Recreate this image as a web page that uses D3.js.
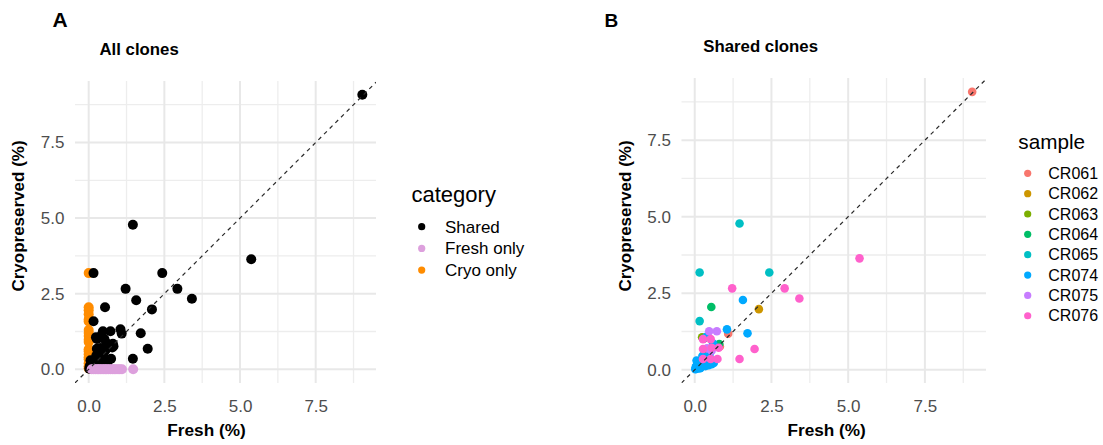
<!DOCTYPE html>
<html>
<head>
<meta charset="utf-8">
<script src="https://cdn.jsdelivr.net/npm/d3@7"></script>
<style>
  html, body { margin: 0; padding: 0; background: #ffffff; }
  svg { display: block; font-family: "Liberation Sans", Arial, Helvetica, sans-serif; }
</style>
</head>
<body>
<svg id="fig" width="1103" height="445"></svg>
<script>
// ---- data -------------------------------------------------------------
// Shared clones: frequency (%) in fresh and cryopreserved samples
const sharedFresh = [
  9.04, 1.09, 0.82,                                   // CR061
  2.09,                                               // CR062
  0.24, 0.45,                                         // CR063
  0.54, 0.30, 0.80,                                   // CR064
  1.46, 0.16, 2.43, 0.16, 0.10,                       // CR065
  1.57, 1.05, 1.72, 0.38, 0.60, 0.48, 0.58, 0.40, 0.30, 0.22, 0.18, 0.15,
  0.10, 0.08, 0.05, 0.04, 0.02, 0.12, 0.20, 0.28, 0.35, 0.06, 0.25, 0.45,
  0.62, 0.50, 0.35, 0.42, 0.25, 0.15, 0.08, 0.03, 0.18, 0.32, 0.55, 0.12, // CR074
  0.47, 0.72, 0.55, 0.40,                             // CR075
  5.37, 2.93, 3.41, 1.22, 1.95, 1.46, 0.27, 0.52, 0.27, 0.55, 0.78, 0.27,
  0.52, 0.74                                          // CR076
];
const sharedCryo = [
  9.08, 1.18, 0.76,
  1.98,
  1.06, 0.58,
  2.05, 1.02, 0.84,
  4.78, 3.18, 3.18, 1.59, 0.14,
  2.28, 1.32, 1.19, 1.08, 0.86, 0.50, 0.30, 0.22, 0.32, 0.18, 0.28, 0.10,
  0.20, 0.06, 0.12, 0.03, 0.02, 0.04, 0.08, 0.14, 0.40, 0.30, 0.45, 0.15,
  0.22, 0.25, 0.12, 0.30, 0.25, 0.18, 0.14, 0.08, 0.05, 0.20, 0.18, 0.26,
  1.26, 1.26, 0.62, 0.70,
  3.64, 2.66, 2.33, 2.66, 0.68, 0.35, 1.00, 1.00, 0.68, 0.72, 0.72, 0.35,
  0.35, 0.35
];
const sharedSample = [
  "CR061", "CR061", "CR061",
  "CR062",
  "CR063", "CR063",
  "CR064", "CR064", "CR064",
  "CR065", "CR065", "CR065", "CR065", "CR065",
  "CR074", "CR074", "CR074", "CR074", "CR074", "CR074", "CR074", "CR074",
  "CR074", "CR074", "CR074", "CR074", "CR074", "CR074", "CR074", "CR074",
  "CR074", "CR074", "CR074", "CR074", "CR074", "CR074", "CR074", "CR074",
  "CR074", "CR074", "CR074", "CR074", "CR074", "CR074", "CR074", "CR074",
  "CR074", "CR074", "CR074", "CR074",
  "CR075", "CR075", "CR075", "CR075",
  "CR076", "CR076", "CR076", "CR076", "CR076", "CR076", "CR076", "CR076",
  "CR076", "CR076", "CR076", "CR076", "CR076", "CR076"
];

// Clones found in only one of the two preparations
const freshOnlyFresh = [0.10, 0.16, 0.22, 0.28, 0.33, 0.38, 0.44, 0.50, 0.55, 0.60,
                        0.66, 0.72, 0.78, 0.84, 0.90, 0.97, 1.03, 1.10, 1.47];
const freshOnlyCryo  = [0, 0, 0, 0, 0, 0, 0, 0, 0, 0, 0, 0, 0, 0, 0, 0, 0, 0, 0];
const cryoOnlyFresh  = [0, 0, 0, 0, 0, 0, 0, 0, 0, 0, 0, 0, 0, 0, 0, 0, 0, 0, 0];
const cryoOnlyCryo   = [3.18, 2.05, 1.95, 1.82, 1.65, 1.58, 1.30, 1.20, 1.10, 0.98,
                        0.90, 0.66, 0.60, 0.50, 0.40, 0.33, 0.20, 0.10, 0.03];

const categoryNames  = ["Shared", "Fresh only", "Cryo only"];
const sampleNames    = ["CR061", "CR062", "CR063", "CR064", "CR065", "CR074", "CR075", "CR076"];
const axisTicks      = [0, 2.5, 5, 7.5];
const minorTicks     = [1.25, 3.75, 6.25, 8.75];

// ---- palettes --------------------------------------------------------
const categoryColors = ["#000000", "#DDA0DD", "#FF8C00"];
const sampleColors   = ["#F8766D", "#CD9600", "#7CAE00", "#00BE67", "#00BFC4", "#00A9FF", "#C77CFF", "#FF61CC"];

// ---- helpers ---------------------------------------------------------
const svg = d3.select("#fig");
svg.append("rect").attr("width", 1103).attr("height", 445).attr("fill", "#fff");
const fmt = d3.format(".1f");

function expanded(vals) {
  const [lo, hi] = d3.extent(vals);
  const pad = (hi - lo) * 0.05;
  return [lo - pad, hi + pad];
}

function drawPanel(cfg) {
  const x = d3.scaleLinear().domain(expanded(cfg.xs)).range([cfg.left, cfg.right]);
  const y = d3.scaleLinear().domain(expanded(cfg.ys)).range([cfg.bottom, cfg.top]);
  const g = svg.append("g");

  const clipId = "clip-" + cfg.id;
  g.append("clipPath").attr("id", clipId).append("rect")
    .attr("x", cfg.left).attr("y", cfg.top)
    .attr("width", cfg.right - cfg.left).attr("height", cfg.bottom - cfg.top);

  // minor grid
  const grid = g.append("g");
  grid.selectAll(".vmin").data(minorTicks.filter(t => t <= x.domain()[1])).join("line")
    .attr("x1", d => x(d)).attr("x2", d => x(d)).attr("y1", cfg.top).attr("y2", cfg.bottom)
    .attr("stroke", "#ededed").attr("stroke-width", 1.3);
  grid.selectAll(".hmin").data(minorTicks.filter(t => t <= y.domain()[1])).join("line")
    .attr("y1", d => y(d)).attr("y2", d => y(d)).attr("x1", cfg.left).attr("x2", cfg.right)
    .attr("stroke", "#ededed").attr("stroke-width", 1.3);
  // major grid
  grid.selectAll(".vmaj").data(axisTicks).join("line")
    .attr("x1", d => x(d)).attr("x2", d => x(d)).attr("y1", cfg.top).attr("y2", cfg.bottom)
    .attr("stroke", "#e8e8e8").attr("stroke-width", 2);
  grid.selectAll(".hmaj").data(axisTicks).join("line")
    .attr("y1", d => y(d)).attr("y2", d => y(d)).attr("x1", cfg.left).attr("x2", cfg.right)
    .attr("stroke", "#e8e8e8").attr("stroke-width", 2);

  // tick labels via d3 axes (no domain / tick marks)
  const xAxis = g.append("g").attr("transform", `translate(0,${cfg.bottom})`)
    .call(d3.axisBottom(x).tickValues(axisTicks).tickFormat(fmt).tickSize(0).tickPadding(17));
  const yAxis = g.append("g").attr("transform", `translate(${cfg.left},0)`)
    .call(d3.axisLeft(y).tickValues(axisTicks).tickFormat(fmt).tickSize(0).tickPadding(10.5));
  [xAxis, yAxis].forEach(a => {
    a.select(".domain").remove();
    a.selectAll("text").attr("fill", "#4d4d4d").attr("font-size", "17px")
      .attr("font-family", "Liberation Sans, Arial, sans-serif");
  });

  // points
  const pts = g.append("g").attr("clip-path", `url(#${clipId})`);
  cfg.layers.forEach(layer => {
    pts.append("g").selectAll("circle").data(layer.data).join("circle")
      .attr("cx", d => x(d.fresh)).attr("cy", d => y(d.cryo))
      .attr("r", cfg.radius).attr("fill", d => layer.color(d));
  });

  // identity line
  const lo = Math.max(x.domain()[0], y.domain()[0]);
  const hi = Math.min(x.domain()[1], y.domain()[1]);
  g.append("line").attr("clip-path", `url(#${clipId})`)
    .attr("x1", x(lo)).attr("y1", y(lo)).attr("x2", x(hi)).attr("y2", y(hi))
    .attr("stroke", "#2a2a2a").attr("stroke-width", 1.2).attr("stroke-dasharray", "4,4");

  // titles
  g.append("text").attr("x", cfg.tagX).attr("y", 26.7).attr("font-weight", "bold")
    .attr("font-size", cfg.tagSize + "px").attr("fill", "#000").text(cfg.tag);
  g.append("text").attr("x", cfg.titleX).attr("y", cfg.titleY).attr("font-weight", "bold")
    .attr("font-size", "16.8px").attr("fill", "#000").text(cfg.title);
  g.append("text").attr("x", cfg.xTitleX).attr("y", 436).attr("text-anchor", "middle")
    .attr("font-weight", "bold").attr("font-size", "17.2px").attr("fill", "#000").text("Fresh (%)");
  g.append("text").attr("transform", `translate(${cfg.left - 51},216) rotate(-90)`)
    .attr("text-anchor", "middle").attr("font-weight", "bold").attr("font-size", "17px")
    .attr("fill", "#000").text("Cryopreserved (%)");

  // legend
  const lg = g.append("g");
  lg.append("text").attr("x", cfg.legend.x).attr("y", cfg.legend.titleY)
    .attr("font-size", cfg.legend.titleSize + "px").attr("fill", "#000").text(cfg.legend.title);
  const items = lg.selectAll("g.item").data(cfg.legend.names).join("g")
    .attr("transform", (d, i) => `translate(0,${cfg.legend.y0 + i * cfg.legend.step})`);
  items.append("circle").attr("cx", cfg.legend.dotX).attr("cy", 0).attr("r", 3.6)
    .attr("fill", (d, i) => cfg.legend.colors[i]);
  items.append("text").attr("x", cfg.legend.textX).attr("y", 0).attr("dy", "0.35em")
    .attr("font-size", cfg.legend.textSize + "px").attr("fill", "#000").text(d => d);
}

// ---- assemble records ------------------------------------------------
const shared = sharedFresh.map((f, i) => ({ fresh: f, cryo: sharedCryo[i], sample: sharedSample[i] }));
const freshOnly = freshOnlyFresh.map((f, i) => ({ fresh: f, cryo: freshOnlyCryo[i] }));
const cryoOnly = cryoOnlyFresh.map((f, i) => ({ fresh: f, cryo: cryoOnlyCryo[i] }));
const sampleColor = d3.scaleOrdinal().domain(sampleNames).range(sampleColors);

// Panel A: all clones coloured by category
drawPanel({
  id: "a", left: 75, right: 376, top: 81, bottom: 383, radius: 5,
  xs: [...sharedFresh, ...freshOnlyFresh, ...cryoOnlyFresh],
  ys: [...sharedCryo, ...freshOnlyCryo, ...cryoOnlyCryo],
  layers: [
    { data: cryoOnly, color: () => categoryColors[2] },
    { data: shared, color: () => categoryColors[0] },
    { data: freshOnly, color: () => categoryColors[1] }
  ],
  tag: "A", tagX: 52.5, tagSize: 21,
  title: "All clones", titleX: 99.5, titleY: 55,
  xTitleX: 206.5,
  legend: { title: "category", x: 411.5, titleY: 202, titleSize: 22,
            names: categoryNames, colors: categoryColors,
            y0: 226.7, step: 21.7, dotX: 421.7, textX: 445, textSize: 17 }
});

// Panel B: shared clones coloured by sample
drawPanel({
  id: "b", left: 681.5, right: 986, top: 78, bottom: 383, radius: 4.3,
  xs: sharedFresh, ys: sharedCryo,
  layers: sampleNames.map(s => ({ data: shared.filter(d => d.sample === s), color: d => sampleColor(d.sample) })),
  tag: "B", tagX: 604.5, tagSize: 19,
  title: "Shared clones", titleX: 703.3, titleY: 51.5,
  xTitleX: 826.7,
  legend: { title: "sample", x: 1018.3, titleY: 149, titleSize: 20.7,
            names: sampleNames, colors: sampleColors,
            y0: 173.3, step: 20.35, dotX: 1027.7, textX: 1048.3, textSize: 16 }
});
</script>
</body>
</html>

...

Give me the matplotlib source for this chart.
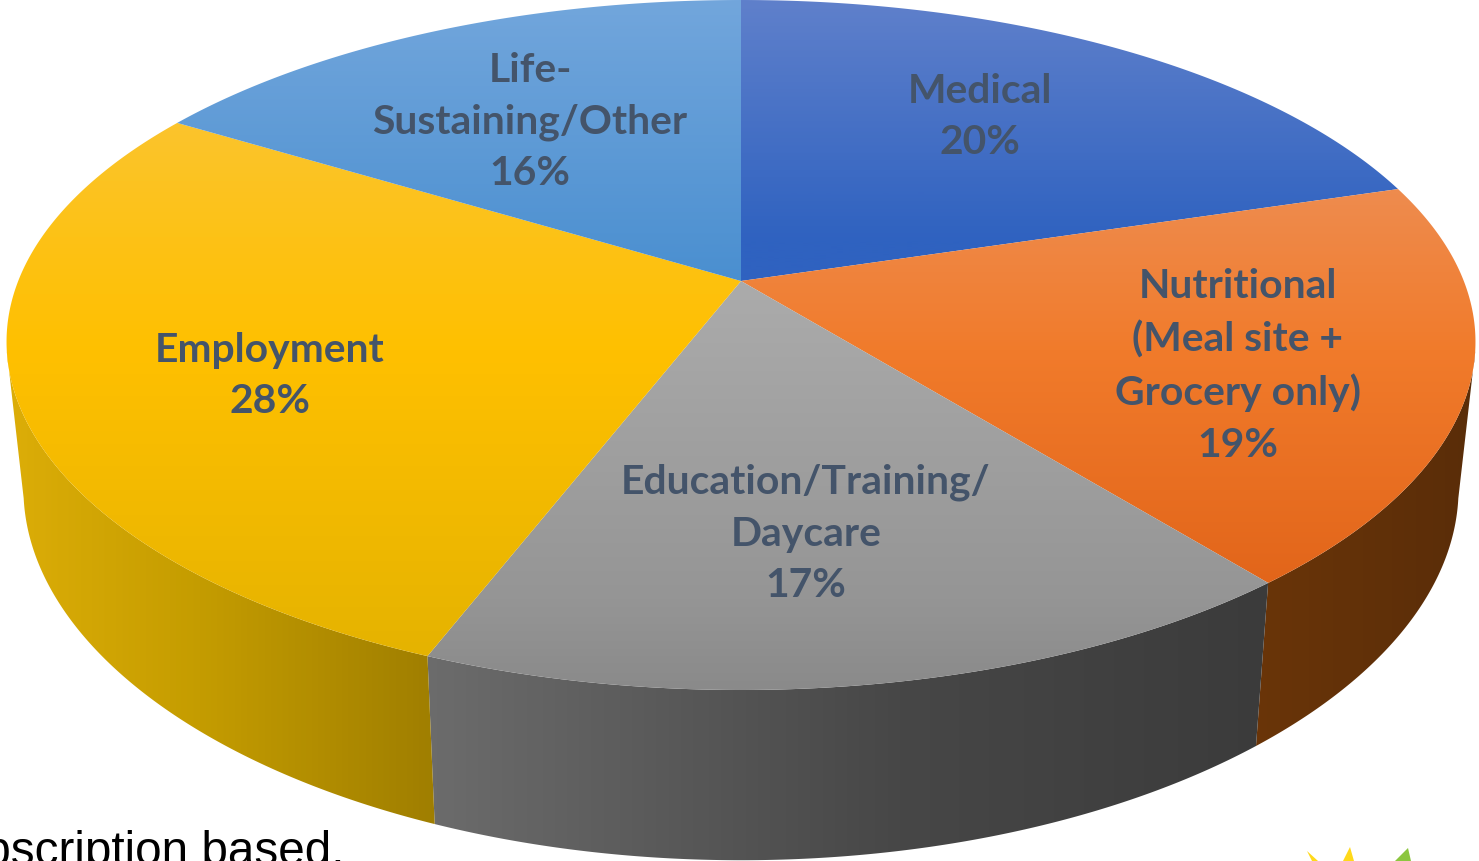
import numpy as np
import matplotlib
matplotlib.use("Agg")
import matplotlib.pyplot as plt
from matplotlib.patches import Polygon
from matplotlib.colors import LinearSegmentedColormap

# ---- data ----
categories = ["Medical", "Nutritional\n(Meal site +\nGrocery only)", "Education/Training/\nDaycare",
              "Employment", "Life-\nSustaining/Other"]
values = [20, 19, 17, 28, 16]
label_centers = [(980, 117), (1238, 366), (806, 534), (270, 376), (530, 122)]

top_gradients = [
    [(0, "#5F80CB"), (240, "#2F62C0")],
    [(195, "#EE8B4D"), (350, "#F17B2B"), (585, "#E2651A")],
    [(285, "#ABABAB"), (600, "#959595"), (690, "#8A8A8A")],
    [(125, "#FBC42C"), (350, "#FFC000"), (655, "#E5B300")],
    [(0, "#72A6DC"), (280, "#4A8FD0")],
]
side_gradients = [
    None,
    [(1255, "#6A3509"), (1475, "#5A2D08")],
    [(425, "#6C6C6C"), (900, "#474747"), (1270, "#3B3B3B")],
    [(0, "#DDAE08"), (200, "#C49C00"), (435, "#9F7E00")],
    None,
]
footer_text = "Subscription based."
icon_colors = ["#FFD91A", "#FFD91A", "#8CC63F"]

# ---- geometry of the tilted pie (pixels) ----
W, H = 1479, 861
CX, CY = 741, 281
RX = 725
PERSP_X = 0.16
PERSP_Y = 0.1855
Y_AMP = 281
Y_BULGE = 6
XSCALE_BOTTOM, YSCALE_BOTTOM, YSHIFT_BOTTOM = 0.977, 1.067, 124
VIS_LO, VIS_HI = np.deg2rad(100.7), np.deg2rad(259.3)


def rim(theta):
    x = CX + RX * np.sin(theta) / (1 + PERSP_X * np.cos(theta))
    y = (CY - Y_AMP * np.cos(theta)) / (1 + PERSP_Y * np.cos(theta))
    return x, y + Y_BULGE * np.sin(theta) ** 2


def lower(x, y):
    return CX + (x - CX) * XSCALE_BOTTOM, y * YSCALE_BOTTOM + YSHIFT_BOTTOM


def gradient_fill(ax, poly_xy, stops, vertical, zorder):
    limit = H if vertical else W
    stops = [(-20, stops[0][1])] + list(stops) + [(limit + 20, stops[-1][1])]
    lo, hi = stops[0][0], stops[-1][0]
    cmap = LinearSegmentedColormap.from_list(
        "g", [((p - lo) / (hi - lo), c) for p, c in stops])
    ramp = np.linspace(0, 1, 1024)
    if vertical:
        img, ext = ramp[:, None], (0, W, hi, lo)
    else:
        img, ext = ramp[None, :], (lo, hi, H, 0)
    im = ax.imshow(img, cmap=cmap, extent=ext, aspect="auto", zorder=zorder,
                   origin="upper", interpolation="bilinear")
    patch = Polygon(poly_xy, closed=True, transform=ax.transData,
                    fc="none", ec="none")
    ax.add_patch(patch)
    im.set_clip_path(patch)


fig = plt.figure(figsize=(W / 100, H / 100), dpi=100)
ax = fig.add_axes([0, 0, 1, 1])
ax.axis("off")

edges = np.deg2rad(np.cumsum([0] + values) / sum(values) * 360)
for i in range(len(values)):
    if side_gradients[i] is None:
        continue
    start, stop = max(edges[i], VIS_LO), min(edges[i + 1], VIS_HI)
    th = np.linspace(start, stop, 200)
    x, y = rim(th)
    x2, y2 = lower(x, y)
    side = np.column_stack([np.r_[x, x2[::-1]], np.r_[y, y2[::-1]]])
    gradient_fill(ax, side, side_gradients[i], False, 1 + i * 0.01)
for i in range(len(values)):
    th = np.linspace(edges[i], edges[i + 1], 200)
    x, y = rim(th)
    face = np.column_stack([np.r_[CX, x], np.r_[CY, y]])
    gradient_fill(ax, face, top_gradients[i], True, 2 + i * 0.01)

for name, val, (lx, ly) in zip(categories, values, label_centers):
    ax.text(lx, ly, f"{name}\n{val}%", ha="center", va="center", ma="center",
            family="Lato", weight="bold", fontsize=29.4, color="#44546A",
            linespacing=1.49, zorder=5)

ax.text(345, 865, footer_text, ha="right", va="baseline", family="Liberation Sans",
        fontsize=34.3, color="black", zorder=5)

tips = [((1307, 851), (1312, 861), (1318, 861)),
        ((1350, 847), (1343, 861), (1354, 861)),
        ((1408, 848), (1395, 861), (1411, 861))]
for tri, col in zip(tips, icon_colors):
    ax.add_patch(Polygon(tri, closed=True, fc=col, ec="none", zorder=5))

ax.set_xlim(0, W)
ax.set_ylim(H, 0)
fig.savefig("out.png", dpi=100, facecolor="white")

▶ What the task asks: Above are some records; extract exactly the lines from the one containing "Give me the matplotlib source for this chart." through the one containing "from matplotlib.colors import" and drop the pictures.

▶ Exercise solution:
Give me the matplotlib source for this chart.
import numpy as np
import matplotlib
matplotlib.use("Agg")
import matplotlib.pyplot as plt
from matplotlib.patches import Polygon
from matplotlib.colors import LinearSegmentedColormap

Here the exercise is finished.